Data excerpt =
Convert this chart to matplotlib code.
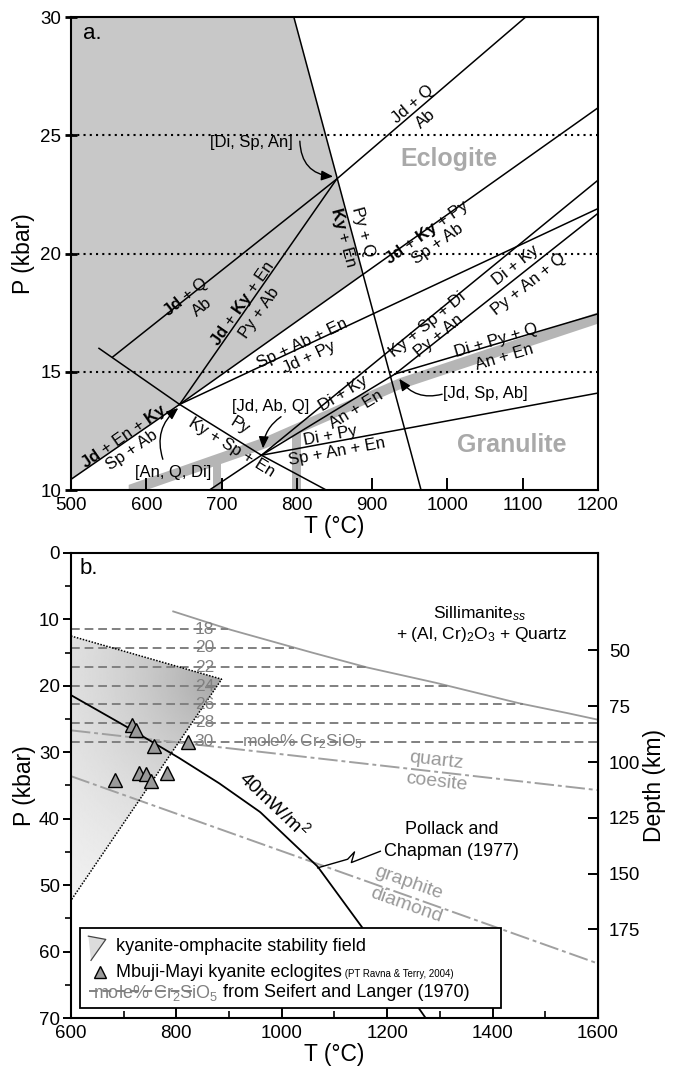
import numpy as np
import matplotlib.pyplot as plt
from matplotlib.patches import Polygon, Rectangle

plt.rcParams['font.family'] = ['Liberation Sans', 'DejaVu Sans']
plt.rcParams['mathtext.fontset'] = 'custom'
plt.rcParams['mathtext.rm'] = 'Liberation Sans'
plt.rcParams['mathtext.bf'] = 'Liberation Sans:bold'
plt.rcParams['mathtext.it'] = 'Liberation Sans:italic'

# ---------------- panel a: petrogenetic grid (T in degC, P in kbar)
inv_DiSpAn = (853, 23.15)
inv_AnQDi = (644.3, 13.62)
inv_JdAbQ = (753, 11.47)
inv_JdSpAb = (930.7, 14.91)

KyEn_PyQ = ([796, 965], [30, 10])
JdQ_Ab = ([555.6, 853, 1104], [15.63, 23.15, 30])
JdKyEn_PyAb = ([644.3, 853], [13.62, 23.15])
JdKyPy_SpAb = ([644.3, 1200], [13.62, 26.16])
SpAbEn_JdPy = ([644.3, 1200], [13.62, 21.9])
JdEnKy_SpAb = ([500, 644.3], [10.45, 13.62])
KySpEn_Py = ([537.2, 644.3, 753, 839], [15.99, 13.62, 11.47, 10])
DiKy_AnEn = ([684, 753, 930.7], [10, 11.47, 14.91])
KySpDi_PyAn = ([753, 1200], [11.47, 23.1])
DiPy_SpAnEn = ([753, 1200], [11.47, 14.1])
DiPyQ_AnEn = ([930.7, 1200], [14.91, 17.45])
DiKy_PyAnQ = ([930.7, 1200], [14.91, 21.7])

band_T = [576, 756, 935, 1200]
band_P = [10.0, 12.0, 14.5, 17.3]
bar_T = [(689, 699), (794, 806)]
dotted_P = [15, 20, 25]

# ---------------- panel b
sill_T = [794, 900, 1039, 1160, 1285, 1449, 1530, 1600]
sill_P = [8.8, 11.5, 14.6, 17.2, 19.4, 22.6, 23.9, 25.1]
iso_P = [11.45, 14.26, 17.18, 20.04, 22.75, 25.56, 28.42]
iso_lab = ['18', '20', '22', '24', '26', '28', '30']
qz_coe = ([600, 1600], [26.7, 35.7])
gr_dia = ([600, 1600], [33.6, 61.8])
geo_T = [600, 700, 800, 880, 959, 1068, 1154, 1273]
geo_P = [21.4, 25.9, 30.6, 34.6, 39.0, 47.2, 56.5, 70.0]
field_T = [600, 886, 600]
field_P = [12.5, 19.0, 52.3]
ecl_T = [716, 724, 757, 822, 684, 730, 742, 751, 782]
ecl_P = [25.9, 26.7, 29.1, 28.5, 34.2, 33.1, 33.2, 34.4, 33.1]
depth_ticks = [50, 75, 100, 125, 150, 175]


def p2d(p):
    return (np.asarray(p) + 2.13) / 0.336


def d2p(d):
    return 0.336 * np.asarray(d) - 2.13


def ang(ax, p0, p1):
    a = ax.transData.transform([p0, p1])
    return np.degrees(np.arctan2(a[1][1] - a[0][1], a[1][0] - a[0][0]))


def lab(ax, s, x, y, line, i=0, **kw):
    xs, ys = line
    r = ang(ax, (xs[i], ys[i]), (xs[i + 1], ys[i + 1]))
    kw.setdefault('fontsize', 12)
    ax.text(x, y, s, rotation=r, rotation_mode='anchor', ha='center',
            va='center', zorder=6, **kw)


fig = plt.figure(figsize=(6.74, 10.76), dpi=100)
axa = fig.add_axes([0.1053, 0.5446, 0.7819, 0.4396])
axb = fig.add_axes([0.1053, 0.0539, 0.7819, 0.4322])

# ================= panel a
axa.set_xlim(500, 1200)
axa.set_ylim(10, 30)

# grey field (left of Ky+En=Py+Q, above Jd+Ky+Py line)
t0, p0 = KyEn_PyQ
t1, p1 = JdKyPy_SpAb
m0 = (p0[1] - p0[0]) / (t0[1] - t0[0])
m1 = (p1[1] - p1[0]) / (t1[1] - t1[0])
tx = (p1[0] - m1 * t1[0] - p0[0] + m0 * t0[0]) / (m0 - m1)
px = p1[0] + m1 * (tx - t1[0])
shade = Polygon([(500, 30), (t0[0], 30), (tx, px), inv_AnQDi,
                 (JdEnKy_SpAb[0][0], JdEnKy_SpAb[1][0])],
                closed=True, facecolor='#c8c8c8', edgecolor='none', zorder=0)
axa.add_patch(shade)

bt = np.linspace(band_T[0], band_T[-1], 100)
bp = np.interp(bt, band_T, band_P)
axa.fill_between(bt, bp - 0.24, bp + 0.24, color='#b5b5b5', lw=0, zorder=1)
for a, b in bar_T:
    top = np.interp((a + b) / 2, band_T, band_P)
    axa.fill_between([a, b], [10, 10], [top, top], color='#b5b5b5', lw=0, zorder=1)

for p in dotted_P:
    axa.axhline(p, color='k', lw=1.5, ls=(0, (1, 2.0)), zorder=2)

for ln in [KyEn_PyQ, JdQ_Ab, JdKyEn_PyAb, JdKyPy_SpAb, SpAbEn_JdPy, JdEnKy_SpAb,
           KySpEn_Py, DiKy_AnEn, KySpDi_PyAn, DiPy_SpAnEn, DiPyQ_AnEn, DiKy_PyAnQ]:
    axa.plot(ln[0], ln[1], color='k', lw=1.1, zorder=3)

bf = r'$\mathbf{Jd}$'
bk = r'$\mathbf{Ky}$'
lab(axa, 'Jd + Q', 953.6, 26.3, JdQ_Ab, 1)
lab(axa, 'Ab', 971, 25.7, JdQ_Ab, 1)
lab(axa, bf + ' + Q', 652.9, 18.15, JdQ_Ab, 0)
lab(axa, 'Ab', 674.7, 17.75, JdQ_Ab, 0)
lab(axa, bf + ' + ' + bk + ' + En', 728.5, 17.86, JdKyEn_PyAb)
lab(axa, 'Py + Ab', 750, 17.5, JdKyEn_PyAb)
lab(axa, bk + ' + En', 861, 20.7, KyEn_PyQ)
lab(axa, 'Py + Q', 888, 20.9, KyEn_PyQ)
lab(axa, bf + ' + ' + bk + ' + Py', 973.6, 20.9, JdKyPy_SpAb)
lab(axa, 'Sp + Ab', 987, 20.4, JdKyPy_SpAb)
lab(axa, 'Sp + Ab + En', 807.6, 16.2, SpAbEn_JdPy)
lab(axa, 'Jd + Py', 816, 15.6, SpAbEn_JdPy)
lab(axa, 'Ky + Sp + Di', 973.6, 17.0, KySpDi_PyAn)
lab(axa, 'Py + An', 989, 16.5, KySpDi_PyAn)
lab(axa, 'Di + Ky', 1091, 19.5, DiKy_PyAnQ)
lab(axa, 'Py + An + Q', 1108, 18.7, DiKy_PyAnQ)
lab(axa, 'Di + Py + Q', 1065, 16.3, DiPyQ_AnEn)
lab(axa, 'An + En', 1075.6, 15.6, DiPyQ_AnEn)
lab(axa, 'Di + Ky', 862, 14.1, DiKy_AnEn, 1)
lab(axa, 'An + En', 879, 13.4, DiKy_AnEn, 1)
lab(axa, 'Py', 724.5, 12.7, KySpEn_Py, 1)
lab(axa, 'Ky + Sp + En', 713, 11.8, KySpEn_Py, 1)
lab(axa, 'Di + Py', 844.8, 12.3, DiPy_SpAnEn)
lab(axa, 'Sp + An + En', 853.4, 11.6, DiPy_SpAnEn)
lab(axa, bf + ' + En + ' + bk, 569.9, 12.26, JdEnKy_SpAb)
lab(axa, 'Sp + Ab', 581.3, 11.68, JdEnKy_SpAb)

axa.text(1002, 24.0, 'Eclogite', color='#a9a9a9', fontsize=18, fontweight='bold',
         ha='center', va='center', zorder=6)
axa.text(1085, 11.9, 'Granulite', color='#a9a9a9', fontsize=18, fontweight='bold',
         ha='center', va='center', zorder=6)
axa.text(516, 29.3, 'a.', fontsize=16, ha='left', va='center')

ap = dict(arrowstyle='-|>,head_length=0.7,head_width=0.3', color='k', lw=1.0,
          shrinkA=0, shrinkB=1)
axa.text(739, 24.7, '[Di, Sp, An]', fontsize=12, ha='center', va='center', zorder=6)
axa.annotate('', xy=(850, 23.25), xytext=(804, 24.75),
             arrowprops=dict(ap, connectionstyle='arc3,rad=0.45'), zorder=6)
axa.text(1051, 14.1, '[Jd, Sp, Ab]', fontsize=12, ha='center', va='center', zorder=6)
axa.annotate('', xy=(935, 14.75), xytext=(993, 14.05),
             arrowprops=dict(ap, connectionstyle='arc3,rad=-0.35'), zorder=6)
axa.text(765, 13.55, '[Jd, Ab, Q]', fontsize=12, ha='center', va='center', zorder=6)
axa.annotate('', xy=(755, 11.7), xytext=(779, 13.1),
             arrowprops=dict(ap, connectionstyle='arc3,rad=0.25'), zorder=6)
axa.text(636, 10.75, '[An, Q, Di]', fontsize=12, ha='center', va='center', zorder=6)
axa.annotate('', xy=(644, 13.5), xytext=(622, 11.3),
             arrowprops=dict(ap, connectionstyle='arc3,rad=-0.35'), zorder=6)

axa.set_xticks(range(500, 1201, 100))
axa.set_yticks(range(10, 31, 5))
axa.tick_params(axis='x', direction='in', length=9, width=1.4, labelsize=13.5, pad=5)
axa.tick_params(axis='y', direction='inout', length=8, width=2, labelsize=13.5, pad=3)
axa.set_xlabel('T (°C)', fontsize=16.5, labelpad=1)
axa.set_ylabel('P (kbar)', fontsize=16.5, labelpad=4)
for s in axa.spines.values():
    s.set_linewidth(1.5)

# ================= panel b
axb.set_xlim(600, 1600)
axb.set_ylim(70, 0)

# kyanite-omphacite field with grey gradient
gt = np.linspace(600, 900, 200)
gp = np.linspace(10, 55, 300)
GT, GP = np.meshgrid(gt, gp)
dd = np.hypot((GT - field_T[1]) / 1000, (GP - field_P[1]) / 70 * (465 / 525))
Z = 1 - 0.36 * np.exp(-dd / 0.27)
im = axb.imshow(Z, extent=[600, 900, 55, 10], origin='upper', cmap='gray',
                vmin=0, vmax=1, aspect='auto', zorder=0, interpolation='bilinear')
field = Polygon(list(zip(field_T, field_P)), closed=False, facecolor='none',
                edgecolor='k', lw=1.1, ls=(0, (1, 1)), zorder=3)
axb.add_patch(field)
im.set_clip_path(field)

st = np.linspace(sill_T[0], sill_T[-1], 200)
axb.plot(st, np.interp(st, sill_T, sill_P), color='#9a9a9a', lw=1.3, zorder=2)

for p, s in zip(iso_P, iso_lab):
    tend = min(np.interp(p, sill_P, sill_T), 1600) if p < sill_P[-1] else 1600
    axb.plot([600, tend], [p, p], color='#808080', lw=1.4, ls=(0, (4.5, 2.5)), zorder=2)
    axb.text(853, p, s, color='#808080', fontsize=12.5, ha='center', va='center', zorder=5)
axb.text(1039, iso_P[-1], r'mole% Cr$_2$SiO$_5$', color='#808080', fontsize=12.5,
         ha='center', va='center', zorder=5)

for ln in [qz_coe, gr_dia]:
    axb.plot(ln[0], ln[1], color='#a0a0a0', lw=1.4, ls=(0, (10, 2, 2, 2)), zorder=2)
lab(axb, 'quartz', 1293, 31.3, qz_coe, color='#999999', fontsize=14)
lab(axb, 'coesite', 1293, 34.5, qz_coe, color='#999999', fontsize=14)
lab(axb, 'graphite', 1240, 49.6, gr_dia, color='#999999', fontsize=14)
lab(axb, 'diamond', 1236, 53.1, gr_dia, color='#999999', fontsize=14)

gt2 = np.linspace(geo_T[0], geo_T[-1], 300)
axb.plot(gt2, np.interp(gt2, geo_T, geo_P), color='k', lw=1.3, zorder=3)
lab(axb, r'40mW/m$^2$', 985, 37.8, (geo_T, geo_P), 4, fontsize=14)
axb.plot([1068, 1125, 1138, 1132, 1187], [47.4, 46.1, 45.0, 46.6, 44.9],
         color='k', lw=1.0, zorder=3)
axb.text(1322, 41.7, 'Pollack and', fontsize=13, ha='center', va='center')
axb.text(1322, 44.9, 'Chapman (1977)', fontsize=13, ha='center', va='center')

axb.plot(ecl_T, ecl_P, ls='none', marker='^', ms=10, mfc='#9a9a9a', mec='k',
         mew=1.0, zorder=5)

axb.text(1375, 9.1, r'Sillimanite$_{ss}$', fontsize=12.5, ha='center', va='center')
axb.text(1380, 12.2, r'+ (Al, Cr)$_2$O$_3$ + Quartz', fontsize=12.5, ha='center',
         va='center')
axb.text(616, 2.4, 'b.', fontsize=16, ha='left', va='center')

# legend box
T = axb.transAxes
axb.add_patch(Rectangle((0.018, 0.021), 0.798, 0.172, transform=T, facecolor='white',
                        edgecolor='k', lw=1.3, zorder=7))
icon = Polygon([(0.033, 0.176), (0.066, 0.169), (0.038, 0.124)], closed=True,
               transform=T, facecolor='#dcdcdc', edgecolor='none', zorder=8)
axb.add_patch(icon)
axb.plot([0.033, 0.066, 0.038], [0.176, 0.169, 0.124], transform=T, color='#444444',
         lw=0.9, zorder=8)
axb.text(0.086, 0.153, 'kyanite-omphacite stability field', transform=T,
         fontsize=13, va='center', ha='left', zorder=8)
axb.plot([0.056], [0.098], transform=T, ls='none', marker='^', ms=8, mfc='#9a9a9a',
         mec='k', mew=1.0, zorder=8)
t1 = axb.text(0.085, 0.098, 'Mbuji-Mayi kyanite eclogites', transform=T,
              fontsize=13, va='center', ha='left', zorder=8)
axb.annotate(' (PT Ravna & Terry, 2004)', xy=(1, 0.4), xycoords=t1, fontsize=7,
             va='center', ha='left', zorder=8)
t2 = axb.text(0.042, 0.054, r'mole% Cr$_2$SiO$_5$', transform=T, color='#808080',
              fontsize=13, va='center', ha='left', zorder=8)
axb.plot([0.034, 0.23], [0.057, 0.057], transform=T, color='#808080', lw=1.4,
         ls=(0, (4.5, 2.5)), zorder=8)
axb.annotate(' from Seifert and Langer (1970)', xy=(1, 0.5), xycoords=t2,
             fontsize=13, va='center', ha='left', zorder=8)

axb.set_xticks(range(600, 1601, 200))
axb.set_xticks(range(700, 1600, 200), minor=True)
axb.set_yticks(range(0, 71, 10))
axb.set_yticks(range(5, 70, 10), minor=True)
axb.tick_params(axis='x', which='major', direction='in', length=9, width=1.4,
                labelsize=13.5, pad=5)
axb.tick_params(axis='x', which='minor', direction='in', length=5, width=1.2)
axb.tick_params(axis='y', which='major', direction='out', length=6, width=1.4,
                labelsize=13.5, pad=2)
axb.tick_params(axis='y', which='minor', direction='out', length=4, width=1.2)
axb.set_xlabel('T (°C)', fontsize=16.5, labelpad=1)
axb.set_ylabel('P (kbar)', fontsize=16.5, labelpad=2)
for s in axb.spines.values():
    s.set_linewidth(1.5)

sec = axb.secondary_yaxis('right', functions=(p2d, d2p))
sec.set_yticks(depth_ticks)
sec.tick_params(direction='in', length=7, width=1.4, labelsize=13.5, pad=8)
sec.set_ylabel('Depth (km)', fontsize=16.5, labelpad=2)

fig.savefig('out.png', dpi=100)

Exercise directions =
Exactly as written, please give again the lines from the beginning of the listing through the line containing "plt.rcParams['mathtext.it'] = 'Liberation", inclusive, without any pictures.

Task answer =
Convert this chart to matplotlib code.
import numpy as np
import matplotlib.pyplot as plt
from matplotlib.patches import Polygon, Rectangle

plt.rcParams['font.family'] = ['Liberation Sans', 'DejaVu Sans']
plt.rcParams['mathtext.fontset'] = 'custom'
plt.rcParams['mathtext.rm'] = 'Liberation Sans'
plt.rcParams['mathtext.bf'] = 'Liberation Sans:bold'
plt.rcParams['mathtext.it'] = 'Liberation Sans:italic'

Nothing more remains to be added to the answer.